The reason we don’t have things like honor killings in civilized countries is that the people voluntarily give up the right to take personal revenge to the government which is to mete out justice fairly and without bias. One of government’s chief reasons to be is to keep the playing field as even as possible. Justice should work for the poor and rich alike. If a thug with a gun goes to jail for robbing someone on the street, so should the investment banker who robs someone with a click of a key.
When the ability to people to get even the basics of an education, even a minimally sustaining job, and even a smattering of justice in the face of the law becomes too unbalanced, then the whole society becomes unbalanced and the scene is set for something to break.
Now how does all of this tie into Bitcoin, you are rightly asking. The answer is that Bitcoin is an idea born out of rising social and economic injustices we are seeing in the world. When Bitcoin reaches its full potential, it will be the second cornerstone of the decentralized society that will even out, if not eliminate, injustices like we see with Tamir Rice and Ethan Couch.

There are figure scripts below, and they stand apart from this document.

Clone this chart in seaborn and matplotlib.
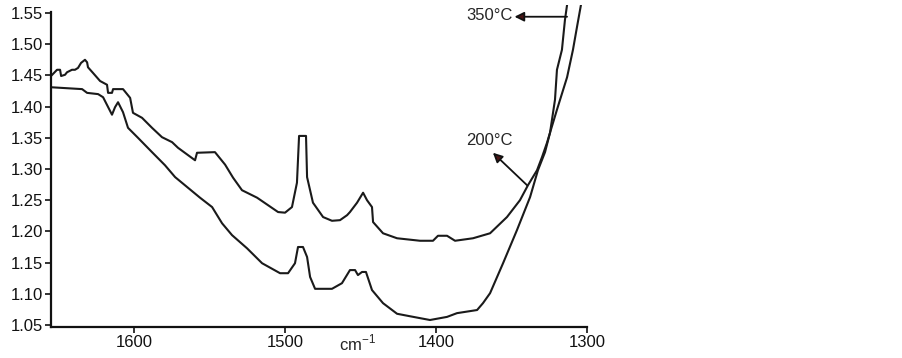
import numpy as np
import pandas as pd
import matplotlib
matplotlib.use("Agg")
import matplotlib.pyplot as plt
import seaborn as sns

# spectrum at 200 C (upper trace in the middle)
wn_200 = [1655.0, 1651.0, 1649.0, 1648.3, 1645.7, 1644.4, 1641.1, 1639.1, 1637.1, 1635.1,
          1632.5, 1631.1, 1630.5, 1627.2, 1622.5, 1617.9, 1617.2, 1614.6, 1613.9, 1607.3,
          1602.6, 1600.7, 1594.7, 1588.1, 1581.5, 1574.8, 1570.9, 1559.6, 1558.3, 1546.4,
          1539.7, 1534.4, 1528.5, 1518.5, 1504.6, 1500.0, 1495.4, 1492.1, 1490.7, 1486.1,
          1485.4, 1481.5, 1474.8, 1468.9, 1463.6, 1458.9, 1457.0, 1452.3, 1448.3, 1445.7,
          1442.4, 1441.7, 1435.1, 1425.8, 1410.6, 1402.0, 1398.7, 1392.7, 1387.4, 1375.5,
          1364.2, 1353.0, 1344.4, 1339.1, 1333.1, 1329.8, 1326.5, 1319.9, 1313.2, 1309.3,
          1306.6, 1304.0]
abs_200 = [1.449, 1.459, 1.459, 1.449, 1.451, 1.455, 1.459, 1.459, 1.462, 1.470,
           1.475, 1.471, 1.463, 1.454, 1.441, 1.435, 1.422, 1.422, 1.428, 1.428,
           1.414, 1.390, 1.382, 1.366, 1.351, 1.343, 1.334, 1.314, 1.326, 1.327,
           1.307, 1.286, 1.266, 1.254, 1.231, 1.230, 1.239, 1.278, 1.353, 1.353,
           1.287, 1.246, 1.223, 1.217, 1.218, 1.226, 1.231, 1.246, 1.262, 1.250,
           1.239, 1.215, 1.197, 1.189, 1.185, 1.185, 1.193, 1.193, 1.185, 1.189,
           1.197, 1.223, 1.250, 1.274, 1.298, 1.319, 1.342, 1.395, 1.447, 1.491,
           1.528, 1.563]

# spectrum at 350 C (lower trace in the middle)
wn_350 = [1655.0, 1634.4, 1631.1, 1623.8, 1620.5, 1614.6, 1612.6, 1610.6, 1607.3, 1604.0,
          1597.4, 1588.1, 1579.5, 1572.8, 1556.3, 1548.3, 1541.7, 1535.1, 1525.2, 1515.2,
          1503.3, 1498.0, 1493.4, 1491.4, 1488.1, 1485.4, 1483.4, 1480.1, 1468.9, 1462.3,
          1457.0, 1453.6, 1451.7, 1449.0, 1446.4, 1442.4, 1435.1, 1425.8, 1417.2, 1404.0,
          1392.7, 1386.1, 1372.8, 1368.9, 1364.2, 1355.6, 1346.4, 1337.7, 1332.5, 1327.8,
          1324.5, 1321.2, 1319.9, 1316.6, 1314.6, 1313.2]
abs_350 = [1.431, 1.428, 1.422, 1.420, 1.415, 1.387, 1.399, 1.407, 1.391, 1.366,
           1.350, 1.327, 1.306, 1.287, 1.254, 1.239, 1.213, 1.194, 1.173, 1.149,
           1.133, 1.133, 1.149, 1.175, 1.175, 1.159, 1.127, 1.108, 1.108, 1.117,
           1.138, 1.138, 1.130, 1.135, 1.135, 1.106, 1.085, 1.068, 1.064, 1.058,
           1.063, 1.069, 1.074, 1.085, 1.101, 1.149, 1.202, 1.255, 1.298, 1.327,
           1.358, 1.411, 1.459, 1.491, 1.539, 1.563]

y_ticks = [1.05, 1.10, 1.15, 1.20, 1.25, 1.30, 1.35, 1.40, 1.45, 1.50, 1.55]
x_ticks = [1600, 1500, 1400, 1300]

df = pd.concat([
    pd.DataFrame({"wn": wn_200, "A": abs_200, "T": "200"}),
    pd.DataFrame({"wn": wn_350, "A": abs_350, "T": "350"}),
])

sns.set_style("ticks")
plt.rcParams["font.family"] = ["Liberation Sans", "DejaVu Sans"]
plt.rcParams["mathtext.fontset"] = "custom"
plt.rcParams["mathtext.rm"] = "Liberation Sans"

fig = plt.figure(figsize=(9.03, 3.58), dpi=100)
ax = fig.add_axes([51 / 903, 1 - 327 / 358, 536 / 903, 322 / 358])

sns.lineplot(data=df, x="wn", y="A", units="T", estimator=None, sort=False,
             color="#1a1a1a", linewidth=1.5, ax=ax, legend=False)

ax.set_xlim(1655, 1300)
ax.set_ylim(1.0468, 1.5628)
ax.spines["top"].set_visible(False)
ax.spines["right"].set_visible(False)
ax.spines["left"].set_bounds(1.0468, 1.552)
for s in ("left", "bottom"):
    ax.spines[s].set_linewidth(1.6)
    ax.spines[s].set_color("#111111")

ax.set_yticks(y_ticks)
ax.set_yticklabels([f"{v:.2f}" for v in y_ticks])
ax.set_xticks(x_ticks)
ax.set_xticklabels([str(v) for v in x_ticks])
ax.tick_params(axis="both", direction="out", length=4, width=1.2,
               labelsize=12, colors="#111111", pad=2)
ax.set_xlabel("")
ax.set_ylabel("")

ax.text(1452, -0.05, "cm$^{-1}$", transform=ax.get_xaxis_transform(),
        ha="center", va="center", fontsize=12)

arrow_kw = dict(arrowstyle="-|>", color="#111111", lw=1.3,
                mutation_scale=14, shrinkA=0, shrinkB=0)
ax.annotate("", xy=(1348.0, 1.544), xytext=(1313.2, 1.544),
            arrowprops=dict(arrow_kw, fc="#4a1515"))
ax.text(1349.0, 1.546, "350°C", ha="right", va="center", fontsize=12)

ax.annotate("", xy=(1362.3, 1.326), xytext=(1339.7, 1.274),
            arrowprops=dict(arrow_kw, fc="#4a1515"))
ax.text(1364.9, 1.345, "200°C", ha="center", va="center", fontsize=12)

fig.savefig("out.png", dpi=100)
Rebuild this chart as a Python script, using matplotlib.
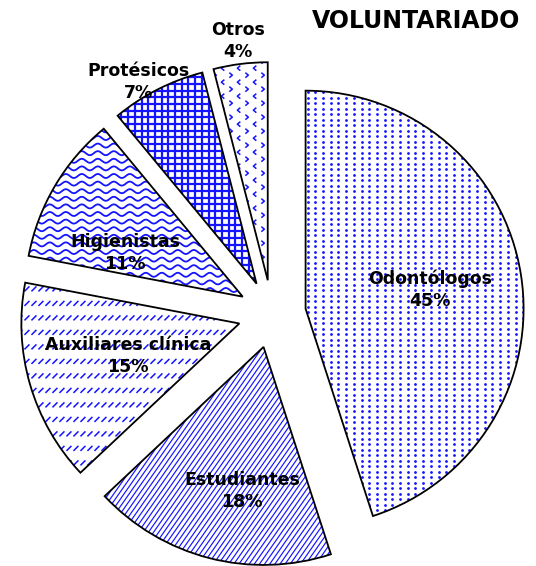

We’ve seen already the decentralization of information with the Internet. This was a mixed blessing to be sure. On the one hand, it is easier now to at a moment research anything you have a passing interest in. On the other, the Internet is filled with inaccuracies and lies. Unfortunately, this has led many to fall into information bubbles where they seek out only things they believe and never have to have their facts corrected. But, as time goes on I expect that education will focus more clearly on critical thinking and the need for fact checking.
With Bitcoin, we are seeing the start of the decentralization of money, where people will be able to take control back of their finances and cease to need to use banks or other financial institutions. Bitcoin is not perfect, it is still in development, but when its moment hits, I believe that we are going to see it succeed beyond the possibility for any government to control or reign it in without crippling its economy and impoverishing its people.
Already we are starting to see projects to decentralize organizations–to have them run programmatically rather than at the whim of a CEO. When that happens, the rights of the shareholders and stakeholders alike will be guaranteed mathematically. From there, it would be a single step further to decentralize governmental services to the point where prosecutors, grand juries, and judges let their own prejudices and biases get in the way of an impartial meting out of the law. In that world both Tamir Rice and the four innocents on the side of the road might all still be dead, but the police officer and the affluenzic teen might be sharing a cell together.
And the final step, how we really run our government could be wrest from the hands of the rich and powerful, most of whom come from families infected by affluenza or those who willingly infected themselves in their quest to be rich and powerful.
Now the picture I’ve painted here is not at all certain and there would be a lot of problems bringing it into reality. But the Bitcoin revolution might really be the beginnings of the next period of enlightenment. The alternative, I fear, might just be a repeat of the French Revolution.